- Exercise description -
In the material below, find every line with "chart" and pull it out.

══════

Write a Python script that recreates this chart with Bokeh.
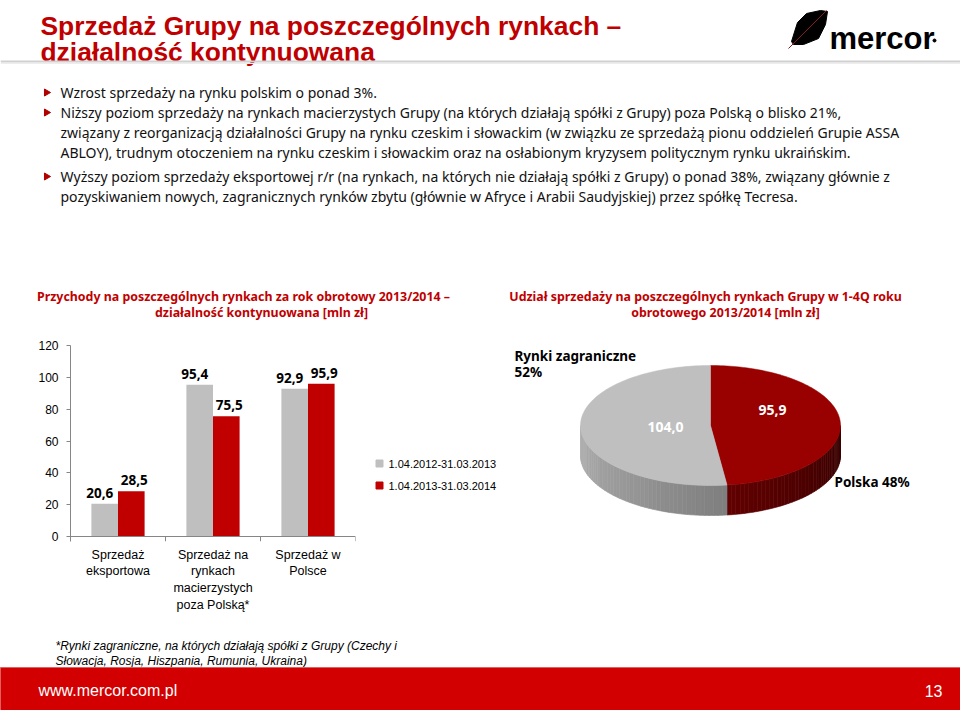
import numpy as np
from bokeh.plotting import figure
from bokeh.models import Range1d, FactorRange, ColumnDataSource, FixedTicker, Span
from bokeh.layouts import column, row
from bokeh.transform import dodge
from bokeh.core.properties import value
from bokeh.embed import file_html
from bokeh.resources import INLINE

# ---------------- data ----------------
categories = ["Sprzedaż\neksportowa",
              "Sprzedaż na\nrynkach\nmacierzystych\npoza Polską*",
              "Sprzedaż w\nPolsce"]
series_names = ["1.04.2012-31.03.2013", "1.04.2013-31.03.2014"]
values_2013 = [20.6, 95.4, 92.9]
values_2014 = [28.5, 75.5, 95.9]
y_ticks = [0, 20, 40, 60, 80, 100, 120]

pie_names = ["Polska", "Rynki zagraniczne"]
pie_values = [95.9, 104.0]
pie_shares = ["48%", "52%"]

title_lines = ["Sprzedaż Grupy na poszczególnych rynkach –", "działalność kontynuowana"]
bullet_lines = [
    "Wzrost sprzedaży na rynku polskim o ponad 3%.",
    "Niższy poziom sprzedaży na rynkach macierzystych Grupy (na których działają spółki z Grupy) poza Polską o blisko 21%,",
    "związany z reorganizacją działalności Grupy na rynku czeskim i słowackim (w związku ze sprzedażą pionu oddzieleń Grupie ASSA",
    "ABLOY), trudnym otoczeniem na rynku czeskim i słowackim oraz na osłabionym kryzysem politycznym rynku ukraińskim.",
    "Wyższy poziom sprzedaży eksportowej r/r (na rynkach, na których nie działają spółki z Grupy) o ponad 38%, związany głównie z",
    "pozyskiwaniem nowych, zagranicznych rynków zbytu (głównie w Afryce i Arabii Saudyjskiej)  przez spółkę Tecresa.",
]
bullet_marks = [0, 1, 4]
bar_title = ["Przychody na poszczególnych rynkach za rok obrotowy 2013/2014 –",
             "działalność kontynuowana [mln zł]"]
pie_title = ["Udział sprzedaży na poszczególnych rynkach Grupy w 1-4Q roku",
             "obrotowego 2013/2014 [mln zł]"]
footnote = ["*Rynki zagraniczne, na których działają spółki z Grupy (Czechy i",
            "Słowacja, Rosja, Hiszpania, Rumunia, Ukraina)"]
site = "www.mercor.com.pl"
page_no = "13"
logo_text = "mercor"

RED = "#C00000"
GRAY = "#BFBFBF"
AXIS = "#868686"


def fmt(v):
    return f"{v:.1f}".replace(".", ",")


def canvas(w, h, x0, x1, y0, y1, bt=0, bb=0):
    f = figure(width=w, height=h, x_range=Range1d(x0, x1), y_range=Range1d(y1, y0),
               output_backend="svg", toolbar_location=None,
               x_axis_location=None, y_axis_location=None, min_border=0,
               min_border_top=bt, min_border_bottom=bb)
    f.grid.grid_line_color = None
    f.outline_line_color = None
    return f


def txt(f, x, y, s, size, color="black", font="Noto Sans", style="normal",
        align="left", baseline="middle"):
    f.text(x=[x], y=[y], text=[s], text_font=value(font), text_font_size=size,
           text_color=color, text_font_style=style, text_align=align,
           text_baseline=baseline)


# ---------------- top part (ref y 0..330) ----------------
top = canvas(960, 330, 0, 960, 0, 330)
txt(top, 40, 25, title_lines[0], "26.4px", RED, "Liberation Sans", "bold", baseline="alphabetic")
txt(top, 40, 51, title_lines[1], "26.4px", RED, "Liberation Sans", "bold", baseline="alphabetic")

# logo
top.patch(x=[791, 797, 806, 820, 827, 825, 818, 803, 793],
          y=[41, 22, 13, 10, 11, 24, 38, 44, 44], color="black")
top.line(x=[788, 826], y=[48, 10], color="#8B1A1A", line_width=1)
txt(top, 829, 38, logo_text, "31px", "black", "Liberation Sans", "bold", baseline="alphabetic")
top.scatter(x=[934], y=[40], size=3, color="black")

# header rule
top.line(x=[0, 960], y=[61, 61], color="#D0D0D0", line_width=2)
top.line(x=[0, 960], y=[63, 63], color="#EDEDED", line_width=1)

bullet_y = [92, 112, 132, 152, 176, 196]
for i, s in enumerate(bullet_lines):
    txt(top, 60, bullet_y[i], s, "14px", "#111111", "Noto Sans")
top.scatter(x=[46] * len(bullet_marks), y=[bullet_y[i] for i in bullet_marks],
            marker="triangle", angle=-np.pi / 2, size=7, color="#B00000")

txt(top, 243, 296, bar_title[0], "12.4px", RED, "Noto Sans", "bold", align="center")
txt(top, 261, 312, bar_title[1], "12.4px", RED, "Noto Sans", "bold", align="center")
txt(top, 705, 296, pie_title[0], "12.4px", RED, "Noto Sans", "bold", align="center")
txt(top, 725, 312, pie_title[1], "12.4px", RED, "Noto Sans", "bold", align="center")

# ---------------- bar chart (ref x 0..370, y 330..620) ----------------
# the frame reaches 5 px below zero so that the category-edge ticks hang below the zero line
src = ColumnDataSource(dict(cat=categories, v13=values_2013, v14=values_2014,
                            l13=[fmt(v) for v in values_2013],
                            l14=[fmt(v) for v in values_2014]))
bar = figure(width=370, height=290, x_range=FactorRange(*categories), y_range=Range1d(-3.14, 120),
             output_backend="svg", toolbar_location=None,
             min_border_left=70, min_border_right=15, min_border_top=15, min_border_bottom=79)
bar.grid.grid_line_color = None
bar.outline_line_color = None
bar.vbar(x=dodge("cat", -0.14, range=bar.x_range), top="v13", width=0.28, source=src,
         fill_color=GRAY, line_color=None)
bar.vbar(x=dodge("cat", 0.14, range=bar.x_range), top="v14", width=0.28, source=src,
         fill_color=RED, line_color=None)
bar.add_layout(Span(location=0, dimension="width", line_color=AXIS, line_width=1))
bar.segment(x0=dodge("cat", 0.5, range=bar.x_range), x1=dodge("cat", 0.5, range=bar.x_range),
            y0=0, y1=-3.14, source=src, line_color=AXIS, line_width=1)
for xo, dx, ycol, col in [(-0.14, -5, "v13", "l13"), (0.14, 3, "v14", "l14")]:
    bar.text(x=dodge("cat", xo, range=bar.x_range), y=ycol,
             text=col, source=src, text_align="center", text_baseline="bottom",
             x_offset=dx, y_offset=-6,
             text_font=value("Noto Sans"), text_font_style="bold", text_font_size="13.5px",
             text_color="black")

bar.yaxis.ticker = FixedTicker(ticks=y_ticks)
for ax in [bar.xaxis[0], bar.yaxis[0]]:
    ax.axis_line_color = AXIS
    ax.major_tick_line_color = AXIS
    ax.minor_tick_line_color = None
    ax.major_tick_in = 0
    ax.major_label_text_font = "Liberation Sans"
    ax.major_label_text_color = "black"
bar.yaxis.major_tick_out = 4
bar.yaxis.major_label_standoff = 8
bar.yaxis.major_label_text_font_size = "12px"
bar.xaxis.axis_line_color = None
bar.xaxis.major_tick_out = 0
bar.xaxis.major_tick_line_color = None
bar.xaxis.major_label_standoff = 6
bar.xaxis.major_label_text_font_size = "12.5px"

# ---------------- pie + legend (ref x 370..960, frame y 345..541) ----------------
pie = canvas(590, 290, 370, 960, 345, 541, bt=15, bb=79)

legend_y = [463, 485]
pie.scatter(x=[379, 379], y=legend_y, marker="square", size=7,
            color=[GRAY, RED])
for yy, name in zip(legend_y, series_names):
    txt(pie, 388, yy, name, "11px", "black", "Liberation Sans")

cx, cy, rx, ry, depth = 710, 425, 130, 60, 30
total = sum(pie_values)
spans = []
start = 0.0
for v in pie_values:
    spans.append((start, start + 360.0 * v / total))
    start += 360.0 * v / total


def ex(t):
    return cx + rx * np.sin(np.radians(t))


def ey(t):
    return cy - ry * np.cos(np.radians(t))


def mix(c1, c2, f):
    a = [int(c1[i:i + 2], 16) for i in (1, 3, 5)]
    b = [int(c2[i:i + 2], 16) for i in (1, 3, 5)]
    return "#%02x%02x%02x" % tuple(int(round(a[k] + (b[k] - a[k]) * f)) for k in range(3))


side_cols = [("#340000", "#620000"), ("#7E7E7E", "#B2B2B2")]
sx, sy, sc = [], [], []
for (a, b), (c0, c1) in zip(spans, side_cols):
    lo, hi = max(a, 90), min(b, 270)
    if hi <= lo:
        continue
    edges = np.linspace(lo, hi, int((hi - lo) / 2) + 2)
    for t0, t1 in zip(edges[:-1], edges[1:]):
        sx.append([ex(t0), ex(t1), ex(t1), ex(t0)])
        sy.append([ey(t0), ey(t1), ey(t1) + depth, ey(t0) + depth])
        sc.append(mix(c0, c1, ((t0 + t1) / 2 - lo) / (hi - lo)))
pie.patches(xs=sx, ys=sy, fill_color=sc, line_color=sc, line_width=0.6)

top_cols = ["#990000", GRAY]
px, py = [], []
for (a, b) in spans:
    ts = np.linspace(a, b, 120)
    px.append([cx] + list(ex(ts)))
    py.append([cy] + list(ey(ts)))
pie.patches(xs=px, ys=py, fill_color=top_cols, line_color=top_cols, line_width=0.5)

txt(pie, 772, 409, fmt(pie_values[0]), "14px", "white", "Noto Sans", "bold", align="center")
txt(pie, 665, 426, fmt(pie_values[1]), "14px", "white", "Noto Sans", "bold", align="center")
txt(pie, 514, 355, pie_names[1], "13.5px", "black", "Noto Sans", "bold")
txt(pie, 514, 371, pie_shares[1], "13.5px", "black", "Noto Sans", "bold")
txt(pie, 834, 481, pie_names[0] + " " + pie_shares[0], "13.5px", "black", "Noto Sans", "bold")

# ---------------- bottom (ref y 620..710) ----------------
bot = canvas(960, 90, 0, 960, 620, 710)
txt(bot, 55, 645, footnote[0], "12px", "black", "Liberation Sans", "italic")
txt(bot, 55, 660, footnote[1], "12px", "black", "Liberation Sans", "italic")
bot.quad(left=[0], right=[960], top=[667], bottom=[710], color="#D20000")
bot.line(x=[0, 960], y=[667, 667], color="#E06060", line_width=1)
txt(bot, 38, 690, site, "16px", "white", "Liberation Sans")
txt(bot, 942, 690, page_no, "16px", "white", "Liberation Sans", align="right")

layout = column(top, row(bar, pie), bot)
open("out.html", "w").write(file_html(layout, INLINE))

══════

- Task output -
Write a Python script that recreates this chart with Bokeh.
# ---------------- bar chart (ref x 0..370, y 330..620) ----------------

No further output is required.